# [GIVEN INSTRUCTION]
Leave out the pictures, and retype only the lines from the beginning of the material through the line that contains "from matplotlib.ticker import", including both.

Start EXERCISE DATA

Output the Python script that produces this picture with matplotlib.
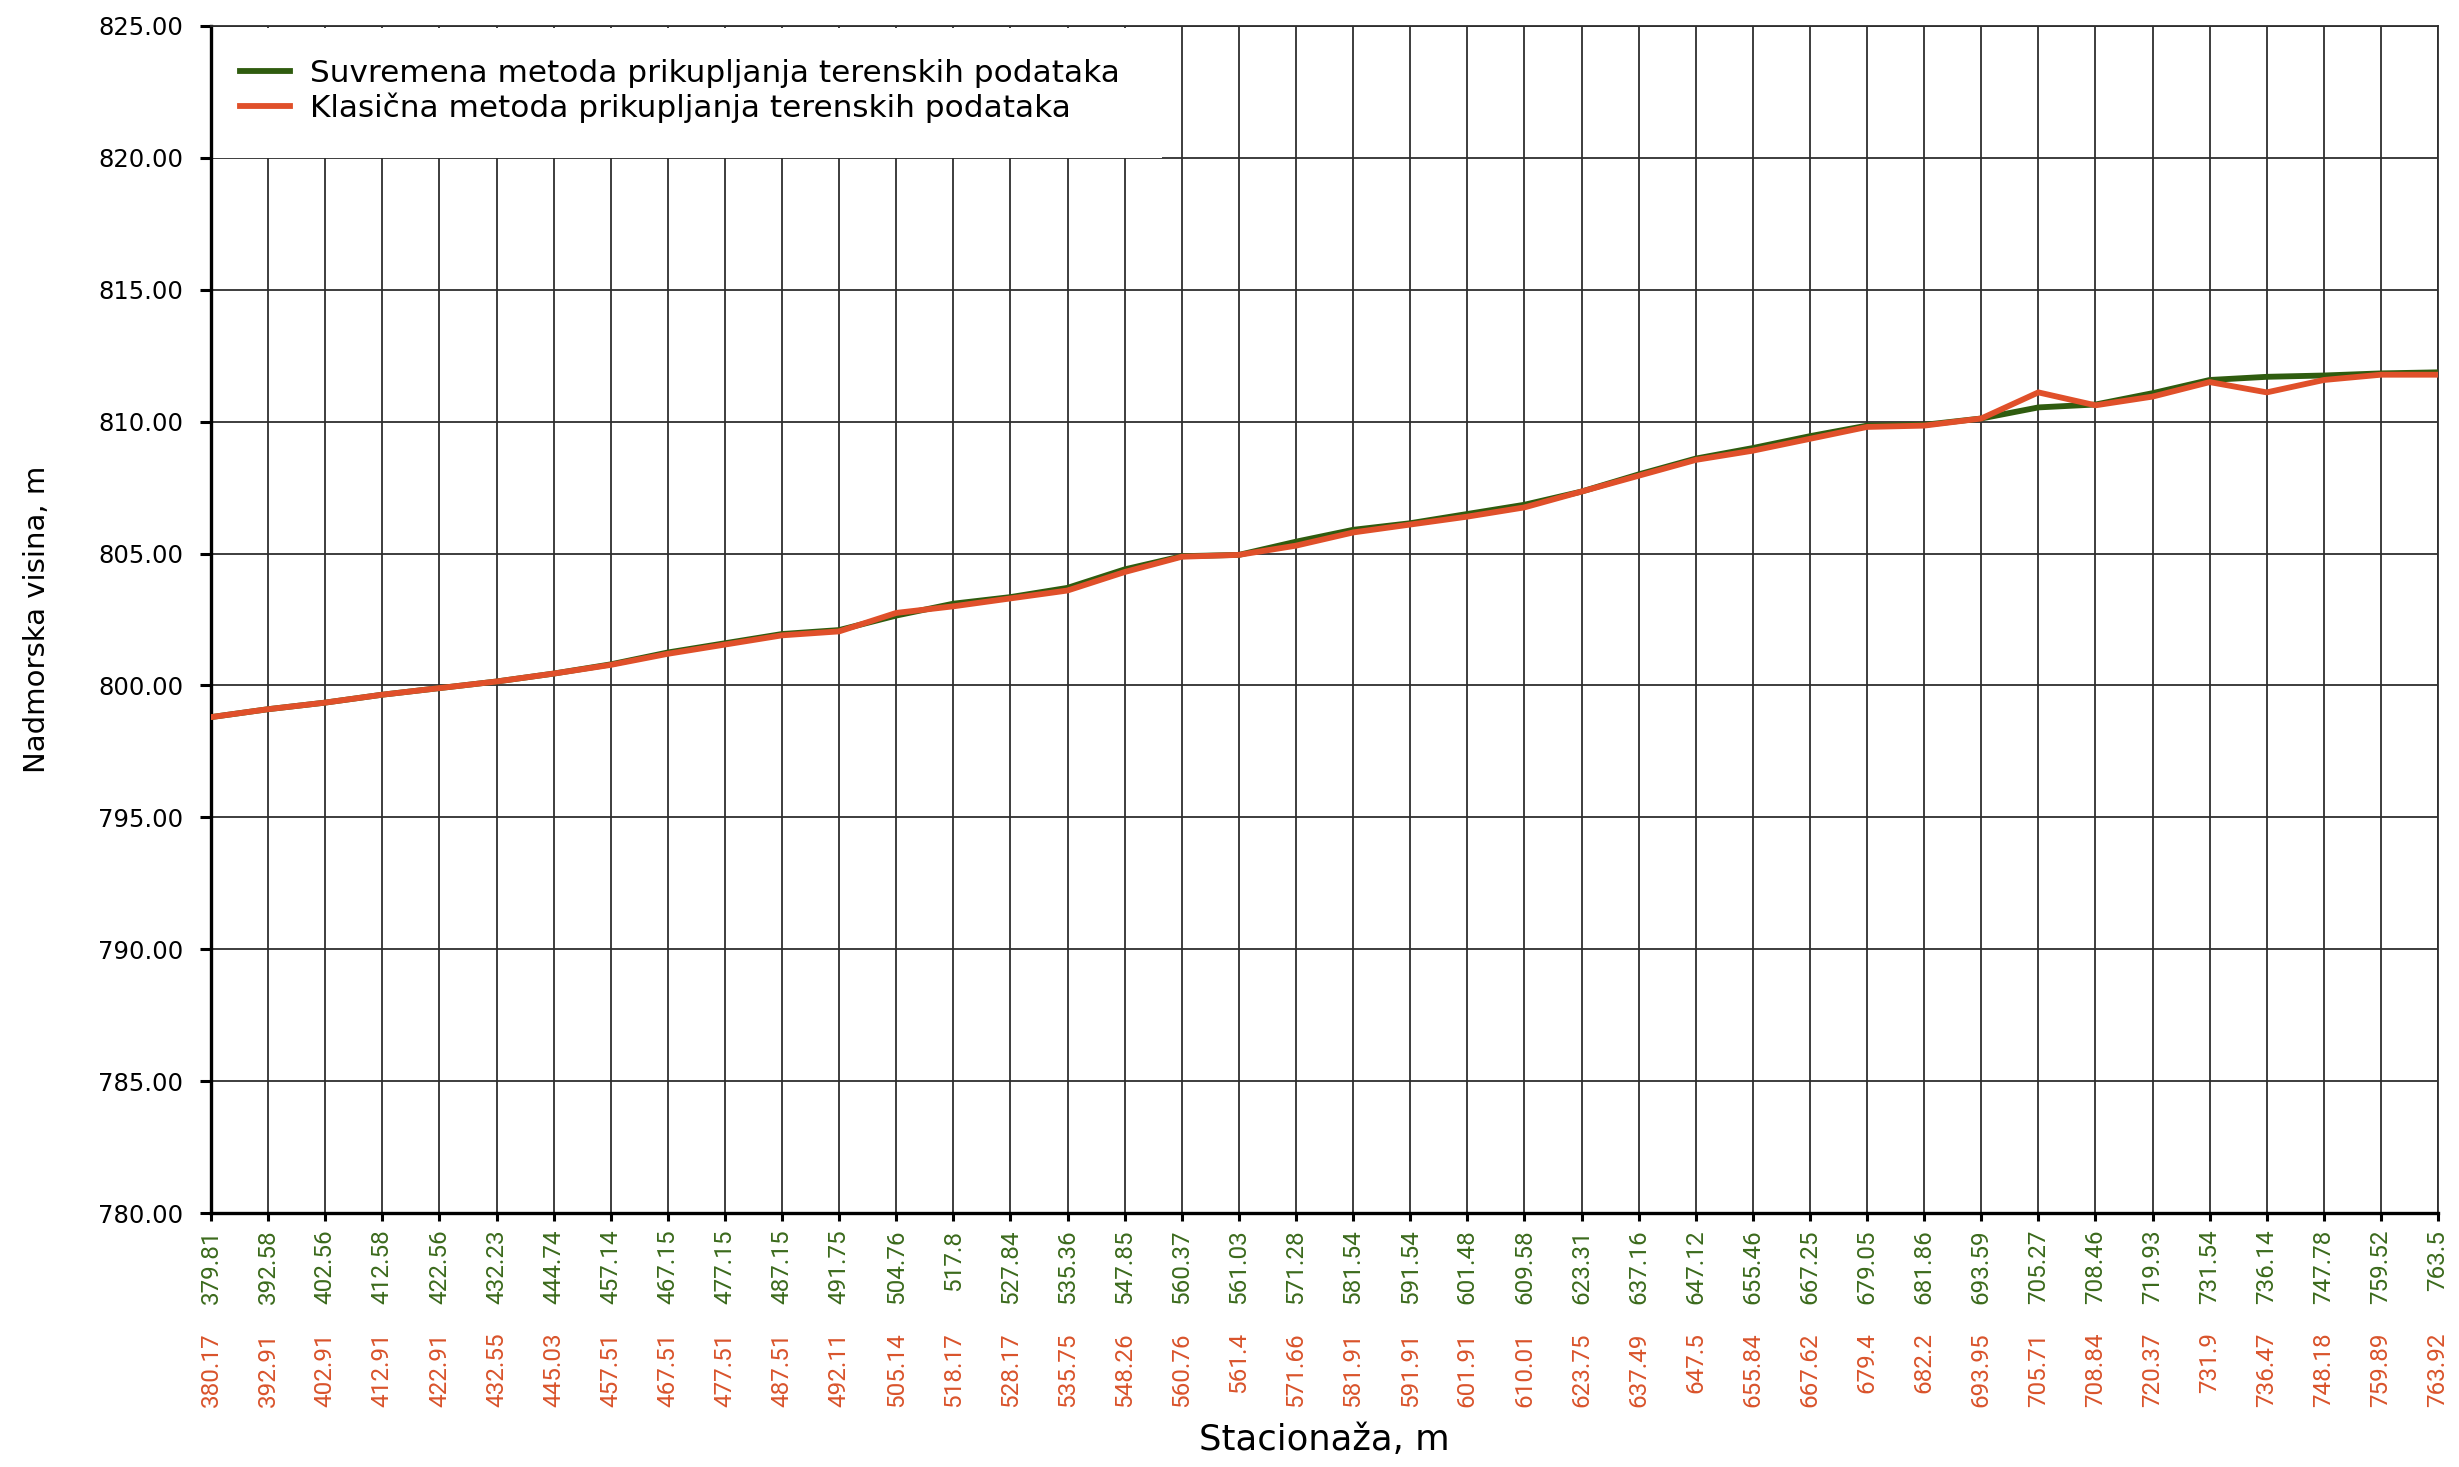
import numpy as np
import matplotlib.pyplot as plt
from matplotlib.patches import Rectangle
from matplotlib.ticker import FormatStrFormatter

# stacionaze (m) for both methods
stac_suvremena = ["379.81", "392.58", "402.56", "412.58", "422.56", "432.23", "444.74", "457.14",
                  "467.15", "477.15", "487.15", "491.75", "504.76", "517.8", "527.84", "535.36",
                  "547.85", "560.37", "561.03", "571.28", "581.54", "591.54", "601.48", "609.58",
                  "623.31", "637.16", "647.12", "655.46", "667.25", "679.05", "681.86", "693.59",
                  "705.27", "708.46", "719.93", "731.54", "736.14", "747.78", "759.52", "763.5"]
stac_klasicna = ["380.17", "392.91", "402.91", "412.91", "422.91", "432.55", "445.03", "457.51",
                 "467.51", "477.51", "487.51", "492.11", "505.14", "518.17", "528.17", "535.75",
                 "548.26", "560.76", "561.4", "571.66", "581.91", "591.91", "601.91", "610.01",
                 "623.75", "637.49", "647.5", "655.84", "667.62", "679.4", "682.2", "693.95",
                 "705.71", "708.84", "720.37", "731.9", "736.47", "748.18", "759.89", "763.92"]

# nadmorska visina (m)
visina_suvremena = [798.8, 799.1, 799.35, 799.65, 799.9, 800.15, 800.45, 800.8,
                    801.25, 801.6, 801.95, 802.1, 802.65, 803.1, 803.35, 803.7,
                    804.4, 804.9, 804.95, 805.45, 805.9, 806.15, 806.5, 806.85,
                    807.35, 808.0, 808.6, 809.0, 809.45, 809.85, 809.88, 810.12,
                    810.54, 810.65, 811.08, 811.58, 811.7, 811.75, 811.83, 811.87]
visina_klasicna = [798.8, 799.1, 799.35, 799.65, 799.9, 800.15, 800.45, 800.78,
                   801.2, 801.55, 801.9, 802.05, 802.75, 803.0, 803.3, 803.6,
                   804.3, 804.88, 804.95, 805.3, 805.8, 806.1, 806.4, 806.75,
                   807.35, 807.95, 808.55, 808.9, 809.35, 809.8, 809.85, 810.12,
                   811.11, 810.62, 810.95, 811.5, 811.11, 811.58, 811.78, 811.78]

green = "#2f5c0f"
red = "#e0502a"
green_txt = "#3b6a1c"
red_txt = "#d9532b"
tick_font = ['Roboto', 'DejaVu Sans']

plt.rcParams['font.family'] = ['DejaVu Sans']

fig = plt.figure(figsize=(24.59, 14.67), dpi=100)
ax = fig.add_axes([0.0858, 0.1731, 0.9057, 0.8092])

x = np.arange(len(stac_suvremena))
ax.plot(x, visina_suvremena, color=green, lw=4.2, label="Suvremena metoda prikupljanja terenskih podataka", zorder=3)
ax.plot(x, visina_klasicna, color=red, lw=4.2, label="Klasična metoda prikupljanja terenskih podataka", zorder=4)

ax.set_xlim(0, len(x) - 1)
ax.set_ylim(780, 825)
ax.set_yticks(np.arange(780, 826, 5))
ax.yaxis.set_major_formatter(FormatStrFormatter('%.2f'))
ax.tick_params(axis='y', labelsize=17.5, length=8, width=2.2, direction='out', pad=12)

ax.set_xticks(x)
ax.set_xticklabels(stac_suvremena, rotation=90, color=green_txt, family=tick_font, fontsize=17.5)
ax.tick_params(axis='x', length=6, width=2.2, direction='out', pad=6)

# second row of station labels (classical method)
sec = ax.secondary_xaxis(-0.1005)
sec.set_xticks(x)
sec.set_xticklabels(stac_klasicna, rotation=90, color=red_txt, family=tick_font, fontsize=17.5)
sec.tick_params(axis='x', length=0, pad=0)
sec.spines['bottom'].set_visible(False)

ax.grid(True, color="#2e2e2e", lw=1.3)
for s in ['left', 'bottom']:
    ax.spines[s].set_linewidth(2.4)
for s in ['top', 'right']:
    ax.spines[s].set_linewidth(1.3)
    ax.spines[s].set_color("#2e2e2e")

# white area behind the legend hides the grid there
ax.add_patch(Rectangle((0, 0.889), 0.427, 0.109, transform=ax.transAxes,
                       facecolor='white', edgecolor='none', zorder=2))

ax.legend(loc='upper left', bbox_to_anchor=(0.0076, 0.983), frameon=False, fontsize=22.4,
          handlelength=1.6, handletextpad=0.65, labelspacing=0.17, borderaxespad=0.0)

ax.set_xlabel("Stacionaža, m", fontsize=25.5)
ax.xaxis.set_label_coords(0.5, -0.177)
ax.set_ylabel("Nadmorska visina, m", fontsize=21)
ax.yaxis.set_label_coords(-0.072, 0.5)

fig.savefig("out.png", dpi=100)
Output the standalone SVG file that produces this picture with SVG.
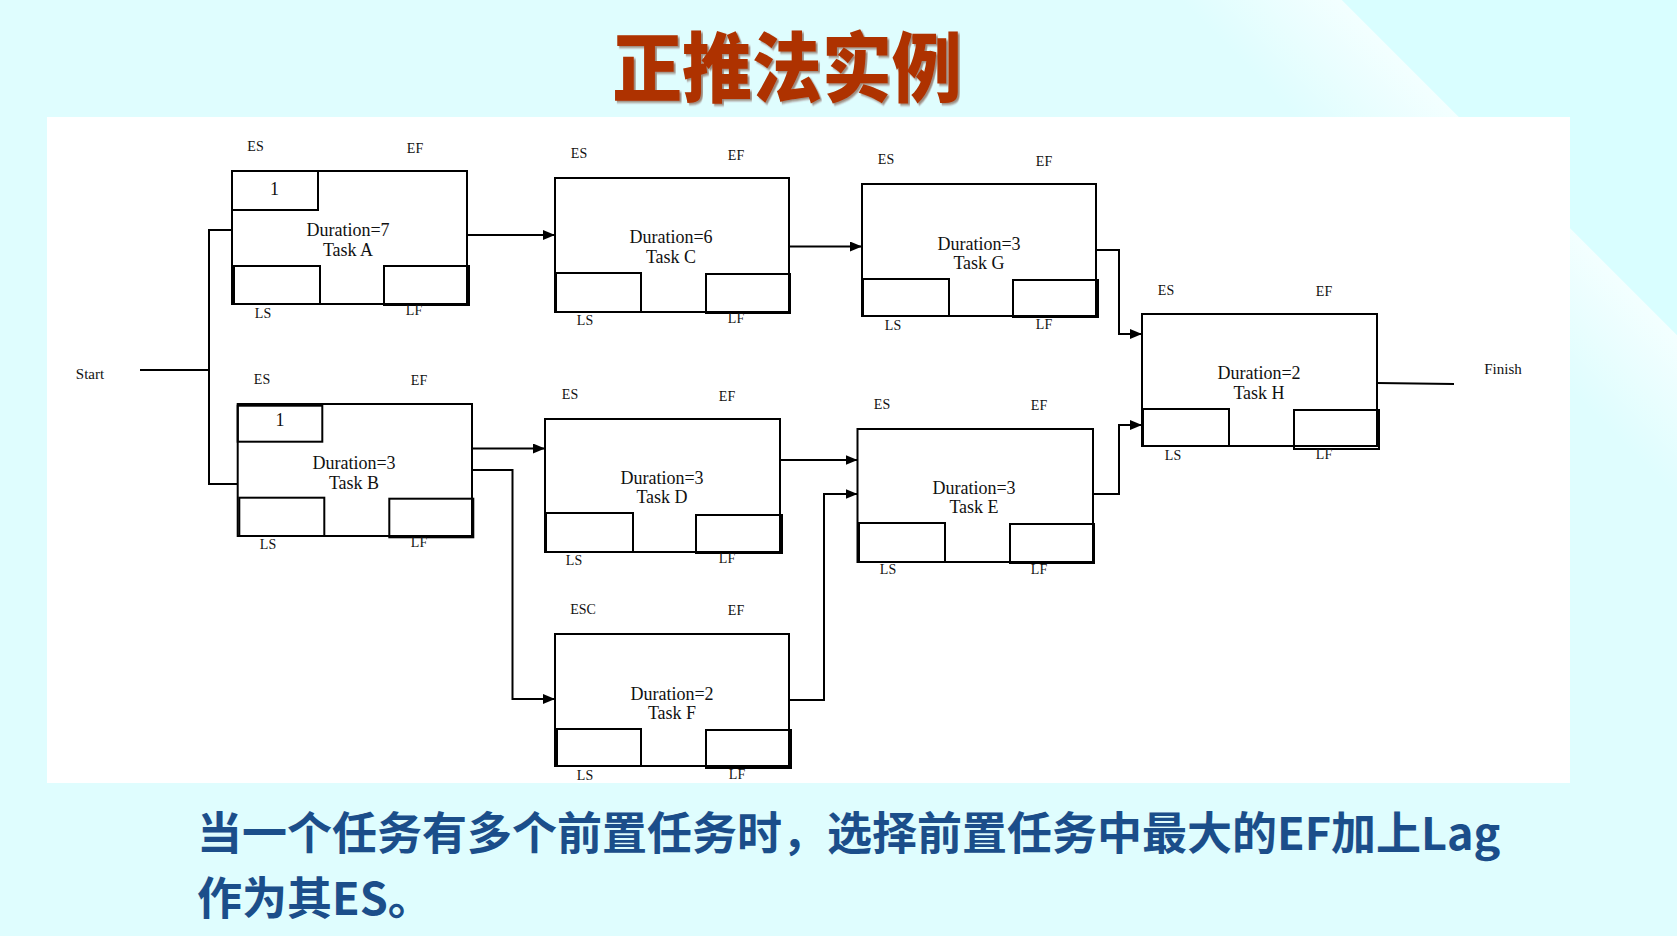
<svg xmlns="http://www.w3.org/2000/svg" width="1677" height="936" viewBox="0 0 1677 936">
<style>
.box{fill:#fff;stroke:#000;stroke-width:2}
.sub{fill:none;stroke:#000;stroke-width:2}
.lbl{font-family:"Liberation Serif",serif;font-size:14px;text-anchor:middle;fill:#111}
.end{font-family:"Liberation Serif",serif;font-size:15px;text-anchor:middle;fill:#111}
.dur{font-family:"Liberation Serif",serif;font-size:18px;text-anchor:middle;fill:#111}
.conn{fill:none;stroke:#000;stroke-width:2}
.arr{marker-end:url(#ah)}
.title{font-family:"Noto Sans CJK SC",sans-serif;font-weight:900;font-size:76px;fill:#AE3300;text-anchor:middle}
.note{font-family:"Noto Sans CJK SC",sans-serif;font-weight:700;font-size:45px;fill:#1B4E8A}
</style>
<defs>
<marker id="ah" viewBox="0 0 12 10" refX="12" refY="5" markerWidth="12" markerHeight="10" markerUnits="userSpaceOnUse" orient="auto">
<path d="M0,0 L12,5 L0,10 z" fill="#000"/>
</marker>
<linearGradient id="band" x1="1180" y1="0" x2="1261" y2="-81" gradientUnits="userSpaceOnUse">
<stop offset="0" stop-color="#F3FFFF" stop-opacity="0"/>
<stop offset="1" stop-color="#F3FFFF" stop-opacity="1"/>
</linearGradient>
<filter id="shadow" x="-5%" y="-5%" width="110%" height="120%">
<feDropShadow dx="2" dy="2" stdDeviation="0.8" flood-color="#5A1800" flood-opacity="0.5"/>
</filter>
</defs>
<rect x="0" y="0" width="1677" height="936" fill="#DFFDFE"/>
<polygon points="1180,0 1342,0 1677,335 1677,497" fill="url(#band)"/>
<polygon points="1342,0 1677,0 1677,335" fill="#D9FEFF"/>
<rect x="47" y="117" width="1523" height="666" fill="#FFFFFF"/>

<g id="title">
<text class="title" transform="translate(787,96) scale(0.92,1)" filter="url(#shadow)">正推法实例</text>
</g>

<g id="connectors">
<line class="conn" x1="140" y1="370" x2="209" y2="370"/>
<line class="conn" x1="209" y1="229" x2="209" y2="485"/>
<line class="conn" x1="208" y1="230" x2="232" y2="230"/>
<line class="conn" x1="208" y1="484" x2="244" y2="484"/>
<line class="conn arr" x1="467" y1="235" x2="555" y2="235"/>
<line class="conn arr" x1="789" y1="246.5" x2="862" y2="246.5"/>
<polyline class="conn arr" points="1096,250 1119,250 1119,334 1142,334"/>
<line class="conn arr" x1="473" y1="448.5" x2="545" y2="448.5"/>
<polyline class="conn arr" points="472,470 512.5,470 512.5,699 555,699"/>
<line class="conn arr" x1="780" y1="460" x2="857.5" y2="460"/>
<polyline class="conn arr" points="789,700 824,700 824,494 857.5,494"/>
<polyline class="conn arr" points="1093,494 1119,494 1119,425 1142,425"/>
<line class="conn" x1="1377" y1="383" x2="1454" y2="384"/>
</g>

<g id="start"><text class="end" x="90" y="379">Start</text></g>
<g id="finish"><text class="end" x="1503" y="373.5">Finish</text></g>

<g id="taskA">
<rect class="box" x="232" y="171" width="235" height="133"/>
<rect class="sub" x="232" y="171" width="86" height="39"/>
<rect class="sub" x="234" y="266" width="86" height="38"/>
<rect class="sub" x="384" y="266" width="85" height="39"/>
<text class="dur" x="274.6" y="194.5">1</text>
<text class="dur" x="348" y="236">Duration=7</text>
<text class="dur" x="348" y="255.5">Task A</text>
<text class="lbl" x="255.5" y="151">ES</text>
<text class="lbl" x="415" y="153">EF</text>
<text class="lbl" x="263" y="318">LS</text>
<text class="lbl" x="414" y="315">LF</text>
</g>

<g id="taskC">
<rect class="box" x="555" y="178" width="234" height="134"/>
<rect class="sub" x="556" y="273" width="85" height="39"/>
<rect class="sub" x="706" y="274" width="84" height="39"/>
<text class="dur" x="671" y="243">Duration=6</text>
<text class="dur" x="671" y="262.5">Task C</text>
<text class="lbl" x="579" y="158">ES</text>
<text class="lbl" x="736" y="160">EF</text>
<text class="lbl" x="585" y="324.5">LS</text>
<text class="lbl" x="736" y="323">LF</text>
</g>

<g id="taskG">
<rect class="box" x="862" y="184" width="234" height="132"/>
<rect class="sub" x="863" y="279" width="86" height="37"/>
<rect class="sub" x="1013" y="280" width="85" height="37"/>
<text class="dur" x="979" y="249.5">Duration=3</text>
<text class="dur" x="979" y="268.5">Task G</text>
<text class="lbl" x="886" y="163.5">ES</text>
<text class="lbl" x="1044" y="166">EF</text>
<text class="lbl" x="893" y="329.5">LS</text>
<text class="lbl" x="1044" y="328.5">LF</text>
</g>

<g id="taskH">
<rect class="box" x="1142" y="314" width="235" height="132"/>
<rect class="sub" x="1143" y="409" width="86" height="37"/>
<rect class="sub" x="1294" y="410" width="85" height="39"/>
<text class="dur" x="1259" y="378.5">Duration=2</text>
<text class="dur" x="1259" y="398.5">Task H</text>
<text class="lbl" x="1166" y="294.5">ES</text>
<text class="lbl" x="1324" y="296">EF</text>
<text class="lbl" x="1173" y="460">LS</text>
<text class="lbl" x="1324" y="458.5">LF</text>
</g>

<g id="taskB">
<rect class="box" x="237.7" y="404" width="234.3" height="132"/>
<rect class="sub" x="237.7" y="405.7" width="84.6" height="36"/>
<rect class="sub" x="239.3" y="497.7" width="85" height="38.3"/>
<rect class="sub" x="389.3" y="498.7" width="84" height="38.6"/>
<text class="dur" x="280" y="426">1</text>
<text class="dur" x="354" y="469">Duration=3</text>
<text class="dur" x="354" y="488.5">Task B</text>
<text class="lbl" x="262" y="383.5">ES</text>
<text class="lbl" x="419" y="385">EF</text>
<text class="lbl" x="268" y="548.5">LS</text>
<text class="lbl" x="419" y="547">LF</text>
</g>

<g id="taskD">
<rect class="box" x="545" y="419" width="235" height="133"/>
<rect class="sub" x="546" y="513" width="87" height="39"/>
<rect class="sub" x="696" y="515" width="86" height="38"/>
<text class="dur" x="662" y="484">Duration=3</text>
<text class="dur" x="662" y="503">Task D</text>
<text class="lbl" x="570" y="399">ES</text>
<text class="lbl" x="727" y="401">EF</text>
<text class="lbl" x="574" y="564.5">LS</text>
<text class="lbl" x="727" y="563">LF</text>
</g>

<g id="taskE">
<rect class="box" x="857.5" y="429" width="235.5" height="133"/>
<rect class="sub" x="859" y="523" width="86" height="39"/>
<rect class="sub" x="1010" y="524" width="84" height="39"/>
<text class="dur" x="974" y="493.5">Duration=3</text>
<text class="dur" x="974" y="512.5">Task E</text>
<text class="lbl" x="882" y="408.5">ES</text>
<text class="lbl" x="1039" y="410">EF</text>
<text class="lbl" x="888" y="574">LS</text>
<text class="lbl" x="1039" y="573.5">LF</text>
</g>

<g id="taskF">
<rect class="box" x="555" y="634" width="234" height="132"/>
<rect class="sub" x="557" y="729" width="84" height="37"/>
<rect class="sub" x="706" y="730" width="85" height="38"/>
<text class="dur" x="672" y="699.5">Duration=2</text>
<text class="dur" x="672" y="718.5">Task F</text>
<text class="lbl" x="583" y="613.5">ESC</text>
<text class="lbl" x="736" y="615">EF</text>
<text class="lbl" x="585" y="779.5">LS</text>
<text class="lbl" x="737" y="778.5">LF</text>
</g>

<g id="note">
<text class="note" x="197" y="850">当一个任务有多个前置任务时，选择前置任务中最大的EF加上Lag</text>
<text class="note" x="197" y="914.5">作为其ES。</text>
</g>
</svg>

End EXERCISE DATA

# [TASK ANSWER]
Output the Python script that produces this picture with matplotlib.
import numpy as np
import matplotlib.pyplot as plt
from matplotlib.patches import Rectangle
from matplotlib.ticker import FormatStrFormatter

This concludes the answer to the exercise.